My sense is that the key here to focus on is the test (lib developer) case to start with.

They probably want versioning and ability to git submodule so they can pin the data they are developing against (e.g. if data package spec gets upgraded they can still keep old spec versions if they need them).

wdyt?

Stephen Gates
@Stephen-Gates
Dec 30 2017 10:54
@rufuspollock sounds good. Agree on differences between examplar and test. Some of my packages have data errors on purpose that have help discover issues in table schema.js and data curator.
Rufus Pollock
@rufuspollock
Dec 30 2017 11:07
@Stephen-Gates exactly
@vitorbaptista @pwalsh where is the best place to open issues about this kind of thing? I think the pm repo has been deprecated / deleted https://github.com/frictionlessdata/pm 404s ...
roll
@roll
Dec 30 2017 13:01
@rufuspollock I think Dan has started this work in https://github.com/frictionlessdata/example-data-packages

About issues current system is we have two main issue trackers aside concrete libs:

The second on I think could be used as just for everything else except the specs. Also the FD workboard lives on this repo:

roll
@roll
Dec 30 2017 13:14
@rufuspollock @Stephen-Gates Have you eliminated the idea of having goodtables-py/CLI as a backend for goodtables-js - frictionlessdata/goodtables-js#19 It's a pretty trivial feature to implement which allow to validate data in JavaScript locally using Python CLI to generate data quality reports. Having pure goodtables-js is cool but we should take into account that it could mean really a lot of work because in JavaScript we miss both tabulator and goodtables. Which I would say the most complex software in the Python stack. Also it could be always a problem that JavaScript implementation will be possibly always very limited in compare to the Python one. Python for example already support advanced checks and other advanced concepts.
roll
@roll
Dec 30 2017 13:54
Last but not least I wish everyone Happy Merry Christmas (retrospectively=) and Happy New Year! I would say this year was absolutely stellar for the whole Frictionless Data community. The movement have finished the specs-v1 and implemented it for 9(!!!) languages. There are now goodtables.io stack, new-brand datahub.io, awesome projects like Data Curator and much more. It's really great to be a part of this project and community. :tada: :sparkles: :+1:
nathanxmeyer
@nathanxmeyer
Dec 30 2017 16:11
Hello frictionlessdata folks. New here (to python, to frictionlessdata, etc). I am working on a personal project in the archaeology domain, using python to build a SQLite database from many CSV files. My first question is whether the frictionless data schema specifications for datapackage and table are fairly stable. My second question is whether the goodtables python implementation is something that has future viability. Last question: is there a good example of validation against a JSON schema - the readme references this but I am not seeing in the documentation how to pass the schema to validate. Thanks very much, Nathan
nathanxmeyer
@nathanxmeyer
Dec 30 2017 16:32
Hello again, I found this (https://frictionlessdata.io/guides/validating-data/) so am fine on my last question but still interested in thoughts on the first two. Thanks!
Rufus Pollock
@rufuspollock
Dec 30 2017 17:16

@nathanxmeyer first, great to hear from you. To answer your questions:

My first question is whether the frictionless data schema specifications for datapackage and table are fairly stable.

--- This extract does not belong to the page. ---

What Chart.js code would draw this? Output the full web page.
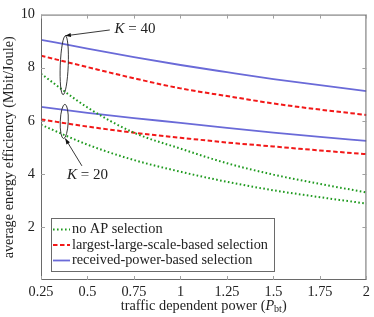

Yes, the schema specs are definitely very stable - they are now v1.0 and have been refined for ~5y. Of course, they will continue to evolve gently but backwards compatibility will be maintained etc.

My second question is whether the goodtables python implementation is something that has future viability

Yes, absolutely. These have been heavily developed and will be continue to be!